Apple Under Pressure From Indian Regulator Over Anti-Spam App

Apple is under pressure from India’s telecom regulator to add a government anti-spam mobile application to its App Store, in the latest manifestation of tensions over digital privacy between the two parties involved.

According to a new report from Bloomberg, Apple has been rejecting a request from Telecom Regulatory Authority of India (TRAI) to approve its Do Not Disturb app for the Apple app store.

TRAI’s Do Not Disturb app functions like a state-sponsored Truecaller service, allowing users to block Unsolicited Commercial Communication (UCC), telemarketing calls, and spam SMSes. People have to register their number with the tool, after which spam calls and messages they receive are shared with the agency to speed up detection of unregistered telemarketers.

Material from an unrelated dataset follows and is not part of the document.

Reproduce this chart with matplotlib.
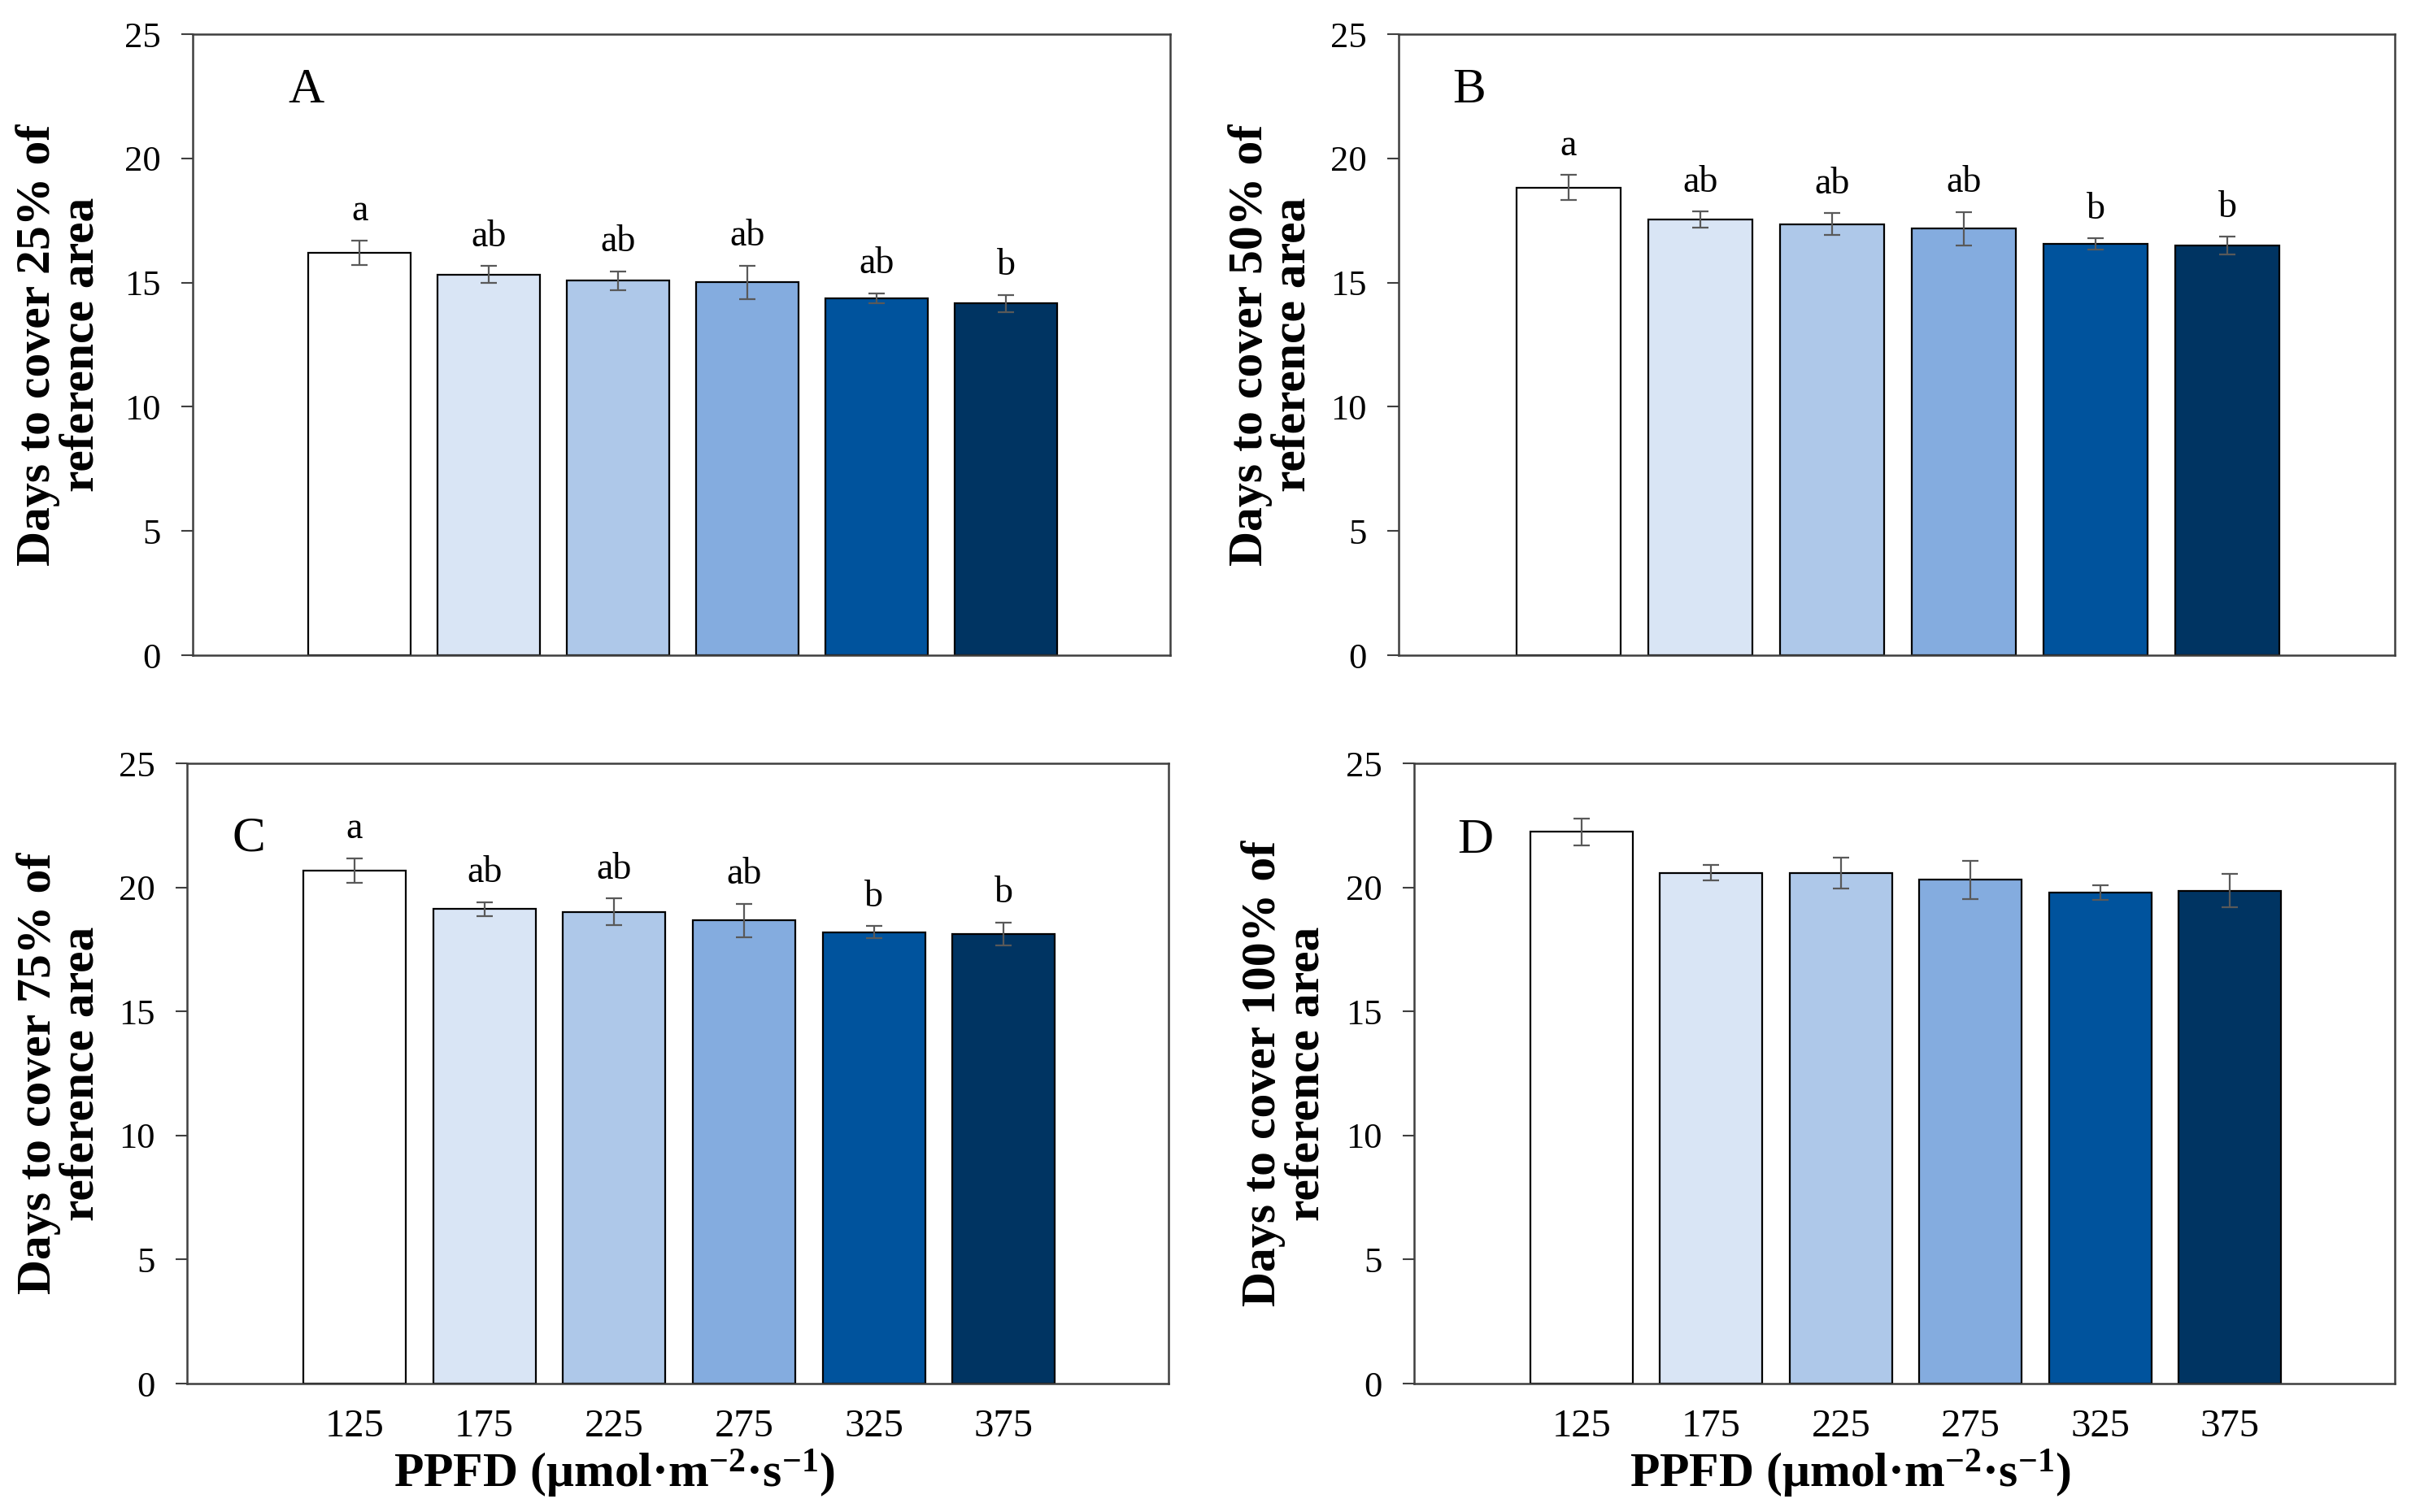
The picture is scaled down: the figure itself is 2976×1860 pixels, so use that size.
import matplotlib
matplotlib.use("Agg")
import matplotlib.pyplot as plt
import numpy as np

plt.rcParams['font.family'] = ['Liberation Serif', 'DejaVu Serif']
plt.rcParams['mathtext.fontset'] = 'custom'
plt.rcParams['mathtext.rm'] = 'Liberation Serif'
plt.rcParams['mathtext.bf'] = 'Liberation Serif:bold'
plt.rcParams['mathtext.it'] = 'Liberation Serif:italic'

# ---------------- data ----------------
ppfd = ['125', '175', '225', '275', '325', '375']
colors = ['#FFFFFF', '#D9E5F5', '#AEC8E9', '#84ACDF', '#00539D', '#003462']

days25 = [16.20, 15.33, 15.08, 15.01, 14.37, 14.16]
err25 = [0.50, 0.34, 0.38, 0.68, 0.20, 0.35]
letters25 = ['a', 'ab', 'ab', 'ab', 'ab', 'b']

days50 = [18.83, 17.53, 17.35, 17.17, 16.55, 16.48]
err50 = [0.51, 0.33, 0.44, 0.67, 0.23, 0.36]
letters50 = ['a', 'ab', 'ab', 'ab', 'b', 'b']

days75 = [20.67, 19.12, 19.02, 18.67, 18.20, 18.12]
err75 = [0.50, 0.28, 0.54, 0.67, 0.24, 0.47]
letters75 = ['a', 'ab', 'ab', 'ab', 'b', 'b']

days100 = [22.24, 20.58, 20.58, 20.30, 19.79, 19.87]
err100 = [0.54, 0.31, 0.63, 0.77, 0.30, 0.67]
letters100 = []

ylabels = ['Days to cover 25% of\nreference area',
           'Days to cover 50% of\nreference area',
           'Days to cover 75% of\nreference area',
           'Days to cover 100% of\nreference area']
panel_ids = ['A', 'B', 'C', 'D']
xlabel = r'PPFD (μmol·m$^{\mathbf{-2}}$·s$^{\mathbf{-1}}$)'

# ---------------- figure ----------------
W, H = 2976, 1860
fig = plt.figure(figsize=(W / 100, H / 100), dpi=100)

def rect(l, r, t, b):
    return [l / W, 1 - b / H, (r - l) / W, (b - t) / H]

rects = [rect(237, 1439, 42, 806), rect(1720, 2945, 42, 806),
         rect(230, 1437, 939, 1702), rect(1739, 2945, 939, 1702)]
ylab_x = [-0.1356, -0.127, -0.129, -0.131]
pid_pos = [(0.098, 0.91), (0.054, 0.91), (0.0456, 0.878), (0.044, 0.875)]
xlab_x = [None, None, 0.435, 0.445]

series = [(days25, err25, letters25), (days50, err50, letters50),
          (days75, err75, letters75), (days100, err100, letters100)]

spine_col = '#3F3F3F'
x = np.arange(len(ppfd))

for i, (vals, errs, lets) in enumerate(series):
    ax = fig.add_axes(rects[i])
    ax.bar(x, vals, width=0.79, color=colors, edgecolor='black', linewidth=1.6, zorder=2)
    ax.errorbar(x, vals, yerr=errs, fmt='none', ecolor='#595959', elinewidth=1.6,
                capsize=7, capthick=1.6, zorder=3)
    for xi, v, e, l in zip(x, vals, errs, lets):
        ax.text(xi, v + e + 0.8, l, ha='center', va='baseline', fontsize=33)
    ax.set_xlim(-1.29, 6.27)
    ax.set_ylim(0, 25)
    ax.set_yticks([0, 5, 10, 15, 20, 25])
    ax.tick_params(axis='y', direction='out', length=10, width=1.5, color=spine_col,
                   pad=18, labelsize=32)
    ax.tick_params(axis='x', length=0, pad=22, labelsize=35)
    ax.set_xticks(x)
    if i >= 2:
        ax.set_xticklabels(ppfd)
        ax.text(xlab_x[i], -0.145, xlabel, transform=ax.transAxes, ha='center',
                va='center', fontsize=43, fontweight='bold')
    else:
        ax.set_xticklabels([])
    for sp in ax.spines.values():
        sp.set_color(spine_col)
        sp.set_linewidth(1.8)
    ax.text(ylab_x[i], 0.5, ylabels[i], transform=ax.transAxes, rotation=90,
            ha='center', va='center', multialignment='center', fontsize=43,
            fontweight='bold', linespacing=1.0)
    ax.text(pid_pos[i][0], pid_pos[i][1], panel_ids[i], transform=ax.transAxes,
            ha='left', va='center', fontsize=44)

fig.savefig('out.png', dpi=100)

TRAI has been trying to get Do Not Disturb on the App Store, but Apple is apparently not allowing this on the grounds that the application violates its privacy policy. Bloomberg reports that this has infuriated the regulator, with its chairman Ram Sewak Sharma going on record saying, “Nobody’s asking Apple to violate its privacy policy. It is a ridiculous situation, no company can be allowed to be the guardian of a user’s data.”

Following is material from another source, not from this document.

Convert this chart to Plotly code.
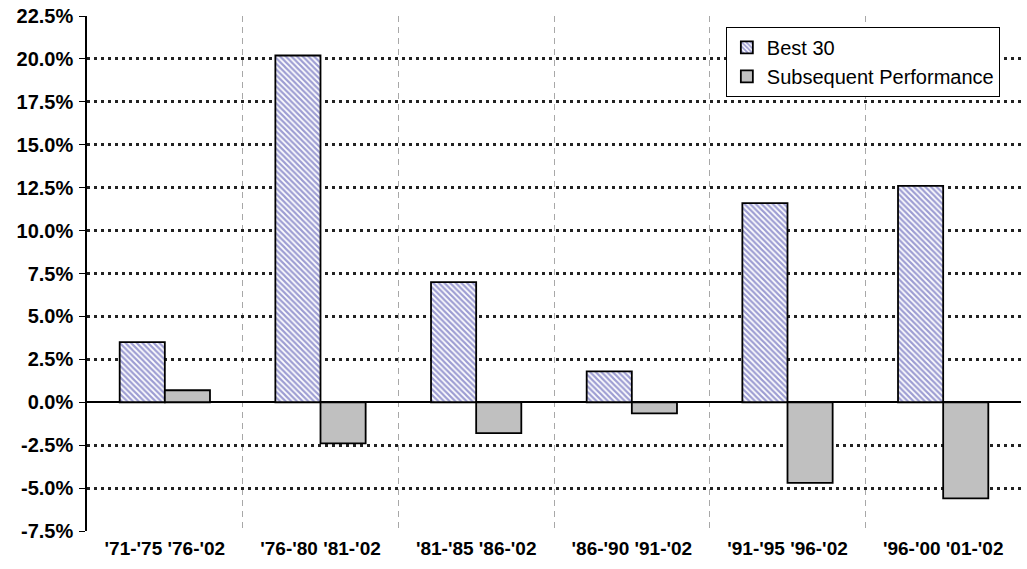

Several meetings with Apple have reportedly failed to resolve the standoff over the anti-spam app. While Apple’s privacy policy allows it to share user data with affiliates and strategic partners, Sharma said the Indian government‘s Do Not Disturb app only requires a limited, pre-approved level of data sharing. However, Apple’s policy states that sharing data with any other entity isn’t permitted.

“The problem of who controls user data is getting acute and we have to plug the loose ends,” Sharma said. “This is not the regulator versus Apple, but Apple versus its own users.”